WHAT YOU ARE ASKED TO DO: Begin with the first line of the material and copy each line word for word through the line that contains "return 1 - y / H"; the pictures are left out.
---------------
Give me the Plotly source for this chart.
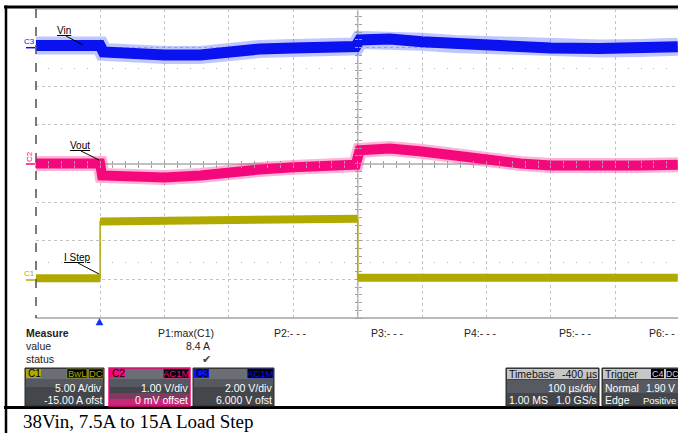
import plotly.graph_objects as go

# time in microseconds, load step applied at t = 0 and released at t = 400
t_vin = [-100, 0, 5, 47, 100, 156, 200, 248, 300, 357, 397, 403, 450, 500, 551, 600, 653, 700, 776, 838, 897]
vin_ac = [0.11, 0.11, -0.22, -0.33, -0.38, -0.38, -0.17, -0.07, -0.02, 0.04, 0.06, 0.40, 0.45, 0.30, 0.19,
          0.09, 0.01, -0.02, -0.04, -0.02, 0.04]

t_vout = [-100, 0, 3, 47, 100, 156, 200, 248, 300, 357, 397, 403, 450, 500, 600, 653, 700, 776, 838, 897]
vout_ac = [0.0, 0.0, -0.31, -0.36, -0.36, -0.31, -0.21, -0.155, -0.10, -0.05, -0.03, 0.34, 0.39, 0.31,
           0.08, 0.0, -0.05, -0.08, -0.05, -0.03]

t_istep = [-100, 0, 0, 100, 200, 300, 400, 400, 897]
i_step = [0.15, 0.15, 7.5, 7.55, 7.7, 7.8, 7.85, 0.2, 0.2]

measure_names = ["P1:max(C1)", "P2:- - -", "P3:- - -", "P4:- - -", "P5:- - -", "P6:- -"]
measure_x = [157, 273, 370, 463, 558, 648]
p1_value = "8.4 A"

VIN_C = "#0a12f0"
VOUT_C = "#f5087c"
I_C = "#b0aa00"

W, H = 678, 433


def px(x):
    return x / W


def py(y):
    return 1 - y / H


fig = go.Figure()

# noisy bands drawn as a soft halo plus a solid core
fig.add_trace(go.Scatter(x=t_vin, y=vin_ac, yaxis="y3", mode="lines",
                         line=dict(color="rgba(60,80,255,0.32)", width=18), hoverinfo="skip"))
fig.add_trace(go.Scatter(x=t_vin, y=vin_ac, yaxis="y3", mode="lines",
                         line=dict(color=VIN_C, width=11), hoverinfo="skip"))
fig.add_trace(go.Scatter(x=t_vout, y=vout_ac, yaxis="y2", mode="lines",
                         line=dict(color="rgba(250,40,140,0.35)", width=15), hoverinfo="skip"))
fig.add_trace(go.Scatter(x=t_vout, y=vout_ac, yaxis="y2", mode="lines",
                         line=dict(color=VOUT_C, width=10), hoverinfo="skip"))

# current: thin edges, thick flat parts
ti_thick, i_thick = [], []
for k in range(len(t_istep)):
    if k > 0 and t_istep[k] == t_istep[k - 1]:
        ti_thick.append(None)
        i_thick.append(None)
    ti_thick.append(t_istep[k])
    i_thick.append(i_step[k])
fig.add_trace(go.Scatter(x=t_istep, y=i_step, yaxis="y", mode="lines",
                         line=dict(color=I_C, width=1.5), hoverinfo="skip"))
fig.add_trace(go.Scatter(x=ti_thick, y=i_thick, yaxis="y", mode="lines",
                         line=dict(color=I_C, width=8), hoverinfo="skip"))

# dummy traces so the helper tick axes get drawn
for xa, ya in [("x2", "y4"), ("x3", "y4"), ("x4", "y4"), ("x5", "y4"), ("x", "y5"), ("x", "y6")]:
    fig.add_trace(go.Scatter(x=[None], y=[None], xaxis=xa, yaxis=ya, showlegend=False, hoverinfo="skip"))

xdom = [px(35.7), 1]
ydom = [py(318), py(9)]
xr = [-100, -100 + (678 - 35.7) / 64.4 * 100]

tick_ax = dict(overlaying="x", range=xr, anchor="free", showgrid=False, zeroline=False,
               showline=False, showticklabels=False, ticks="outside", dtick=20, tick0=0)

fig.update_layout(
    width=W, height=H, autosize=False,
    margin=dict(l=0, r=0, t=0, b=0),
    paper_bgcolor="white", plot_bgcolor="white",
    showlegend=False,
    xaxis=dict(domain=xdom, range=xr, showgrid=True, gridcolor="#c4c4c4", griddash="dot",
               dtick=100, tick0=0, showticklabels=False, zeroline=False, ticks="", showline=False,
               anchor="y4"),
    xaxis2=dict(tick_ax, position=py(164), side="bottom", ticklen=3, tickcolor="#a0a0a0"),
    xaxis3=dict(tick_ax, position=py(164), side="top", ticklen=3, tickcolor="#a0a0a0"),
    xaxis4=dict(tick_ax, position=py(66.5), side="bottom", ticklen=1.5, tickcolor="#b4b4b4"),
    xaxis5=dict(tick_ax, position=py(260.5), side="bottom", ticklen=1.5, tickcolor="#b4b4b4"),
    yaxis=dict(domain=ydom, range=[-5, 35], visible=False),
    yaxis2=dict(overlaying="y", range=[-4, 4], visible=False),
    yaxis3=dict(overlaying="y", range=[-14, 2], visible=False),
    yaxis4=dict(overlaying="y", range=[-4, 4], dtick=1, showgrid=True, gridcolor="#c4c4c4",
                griddash="dot", showticklabels=False, zeroline=False, ticks=""),
    yaxis5=dict(overlaying="y", range=[-4, 4], anchor="free", position=px(357.7), side="left",
                ticks="outside", ticklen=3, tickcolor="#a0a0a0", dtick=0.2, tick0=0,
                showgrid=False, zeroline=False, showline=False, showticklabels=False),
    yaxis6=dict(overlaying="y", range=[-4, 4], anchor="free", position=px(357.7), side="right",
                ticks="outside", ticklen=3, tickcolor="#a0a0a0", dtick=0.2, tick0=0,
                showgrid=False, zeroline=False, showline=False, showticklabels=False),
)

shapes = []


def line(x0, y0, x1, y1, color, width, dash=None, layer="above"):
    shapes.append(dict(type="line", xref="paper", yref="paper", x0=px(x0), y0=py(y0), x1=px(x1),
                       y1=py(y1), line=dict(color=color, width=width, dash=dash), layer=layer))


def rect(x0, y0, x1, y1, fill, color=None, width=0):
    shapes.append(dict(type="rect", xref="paper", yref="paper", x0=px(x0), y0=py(y0), x1=px(x1),
                       y1=py(y1), fillcolor=fill, line=dict(color=color or fill, width=width),
                       layer="above"))


# graticule frame and centre lines
line(35.7, 164, 680, 164, "#a8a8a8", 1.5, layer="below")
line(357.7, 9, 357.7, 318, "#a8a8a8", 1.5, layer="below")
line(35.7, 9.5, 680, 9.5, "#c8c8c8", 1)
line(35.7, 318, 680, 318, "#a4a4a4", 1.5)
line(36, 9, 36, 318, "#505050", 1.5, dash="dash")

# page frame
line(4, 7, 680, 7, "black", 3)
line(6, 5.5, 6, 433, "black", 2.5)
line(4, 407.5, 680, 407.5, "black", 3)

# channel ground markers
line(26, 47.7, 35, 47.7, VIN_C, 1.5)
line(26, 164, 35, 164, VOUT_C, 1.5)
line(26, 280, 35, 280, I_C, 1.5)

# trace label leaders
line(66, 36, 83, 45, "black", 1)
line(81, 151, 99, 160, "black", 1)
line(78, 263, 99, 274, "black", 1)

# trigger marker
shapes.append(dict(type="path", xref="paper", yref="paper",
                   path=f"M {px(96)},{py(325)} L {px(103)},{py(325)} L {px(99.5)},{py(318.5)} Z",
                   fillcolor="#1030ff", line=dict(color="#1030ff", width=0.5)))

ann = []


def text(x, y, s, size=10.5, color="black", anchor="left", family="Liberation Sans", angle=0,
         bg=None):
    ann.append(dict(x=px(x), y=py(y), xref="paper", yref="paper", text=s, showarrow=False,
                    xanchor=anchor, yanchor="middle", textangle=angle, bgcolor=bg,
                    font=dict(size=size, color=color, family=family), borderpad=0))


text(64, 30, "<u>Vin</u>", size=10, anchor="center")
text(80, 145, "<u>Vout</u>", size=10, anchor="center")
text(77, 257, "<u>I Step</u>", size=10, anchor="center")
text(29, 41, "C3", size=8, color=VIN_C, anchor="center")
text(29, 157, "C2", size=8, color=VOUT_C, anchor="center", angle=-90)
text(29, 273, "C1", size=8, color=I_C, anchor="center")

# measure table
text(25, 333, "<b>Measure</b>", size=10.5, color="#222")
text(25, 346, "value", size=10.5, color="#222")
text(25, 359, "status", size=10.5, color="#222")
for name, mx in zip(measure_names, measure_x):
    text(mx, 333, name, size=10.5, color="#222")
text(211, 346, p1_value, size=10.5, color="#222", anchor="right")
text(206, 359, "✔", size=11, color="#444", anchor="center", family="DejaVu Sans")


def chan_box(x0, x1, label, col, tags, l2, l3, border=None, glow=None):
    rect(x0, 368, x1, 406, "#43464b", border or "#2a2a2a", 1.5 if border else 1)
    rect(x0 + 1, 369, x1 - 1, 387, "#55595f")
    rect(x0 + 1, 369, x1 - 1, 379, "#6b6f75")
    if glow:
        rect(x0 + 1, 393, x1 - 1, 405, glow[0])
        rect(x0 + 1, 399, x1 - 1, 405, glow[1])
    rect(x0 + 1, 369, x0 + 16, 378, col)
    text(x0 + 2, 373.5, label, size=10, color="black")
    xr_ = x1 - 1
    for tg in reversed(tags):
        w = 5.6 * len(tg) + 3
        rect(xr_ - w, 369, xr_, 378, "black", col, 0.5)
        text(xr_ - w / 2, 373.5, tg, size=9.5, color=col, anchor="center")
        xr_ -= w + 2
    text(x1 - 1, 388, l2, color="white")
    text(x1 - 1, 400, l3, color="white")
    ann[-1]["xanchor"] = "right"
    ann[-2]["xanchor"] = "right"


chan_box(25, 104, "C1", I_C, ["BwL", "DC"], "5.00 A/div", "-15.00 A ofst")
chan_box(109, 190, "C2", VOUT_C, ["AC1M"], "1.00 V/div", "0 mV offset", border=VOUT_C,
         glow=("rgba(255,30,140,0.35)", "rgba(255,30,140,0.55)"))
chan_box(193, 274, "C3", VIN_C, ["AC1M"], "2.00 V/div", "6.000 V ofst")

# timebase and trigger boxes
for x0, x1 in [(506, 599), (602, 682)]:
    rect(x0, 368, x1, 406, "#43464b", "#2a2a2a", 1)
    rect(x0 + 1, 380, x1 - 1, 393, "#575b61")
    rect(x0 + 1, 369, x1 - 1, 379, "#c6c6c6")
text(508, 373.5, "Timebase", color="#111")
text(598, 373.5, "-400 µs", color="#111", anchor="right")
text(598, 388, "100 µs/div", color="white", anchor="right")
text(508, 400, "1.00 MS", color="white")
text(598, 400, "1.0 GS/s", color="white", anchor="right")
text(604, 373.5, "Trigger", color="#111")
rect(651, 369, 664, 378, "black")
rect(666, 369, 678, 378, "black")
text(657.5, 373.5, "C4", size=9, color="#d0d0d0", anchor="center")
text(672, 373.5, "DC", size=8.5, color="#d0d0d0", anchor="center")
text(604, 388, "Normal", color="white")
text(676, 388, "1.90 V", size=10, color="white", anchor="right")
text(604, 400, "Edge", color="white")
text(677, 400, "Positive", size=9.5, color="white", anchor="right")

# caption
text(22, 421, "38Vin, 7.5A to 15A Load Step", size=19, family="Liberation Serif")

fig.update_layout(shapes=shapes, annotations=ann)
# page body has a default 8px margin; remove it so the figure fills the window
fig.write_html("out.html", config={"displayModeBar": False},
               post_script="document.body.style.margin='0';")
---------------
SOLUTION FOR THIS TASK:
Give me the Plotly source for this chart.
import plotly.graph_objects as go

# time in microseconds, load step applied at t = 0 and released at t = 400
t_vin = [-100, 0, 5, 47, 100, 156, 200, 248, 300, 357, 397, 403, 450, 500, 551, 600, 653, 700, 776, 838, 897]
vin_ac = [0.11, 0.11, -0.22, -0.33, -0.38, -0.38, -0.17, -0.07, -0.02, 0.04, 0.06, 0.40, 0.45, 0.30, 0.19,
          0.09, 0.01, -0.02, -0.04, -0.02, 0.04]

t_vout = [-100, 0, 3, 47, 100, 156, 200, 248, 300, 357, 397, 403, 450, 500, 600, 653, 700, 776, 838, 897]
vout_ac = [0.0, 0.0, -0.31, -0.36, -0.36, -0.31, -0.21, -0.155, -0.10, -0.05, -0.03, 0.34, 0.39, 0.31,
           0.08, 0.0, -0.05, -0.08, -0.05, -0.03]

t_istep = [-100, 0, 0, 100, 200, 300, 400, 400, 897]
i_step = [0.15, 0.15, 7.5, 7.55, 7.7, 7.8, 7.85, 0.2, 0.2]

measure_names = ["P1:max(C1)", "P2:- - -", "P3:- - -", "P4:- - -", "P5:- - -", "P6:- -"]
measure_x = [157, 273, 370, 463, 558, 648]
p1_value = "8.4 A"

VIN_C = "#0a12f0"
VOUT_C = "#f5087c"
I_C = "#b0aa00"

W, H = 678, 433


def px(x):
    return x / W


def py(y):
    return 1 - y / H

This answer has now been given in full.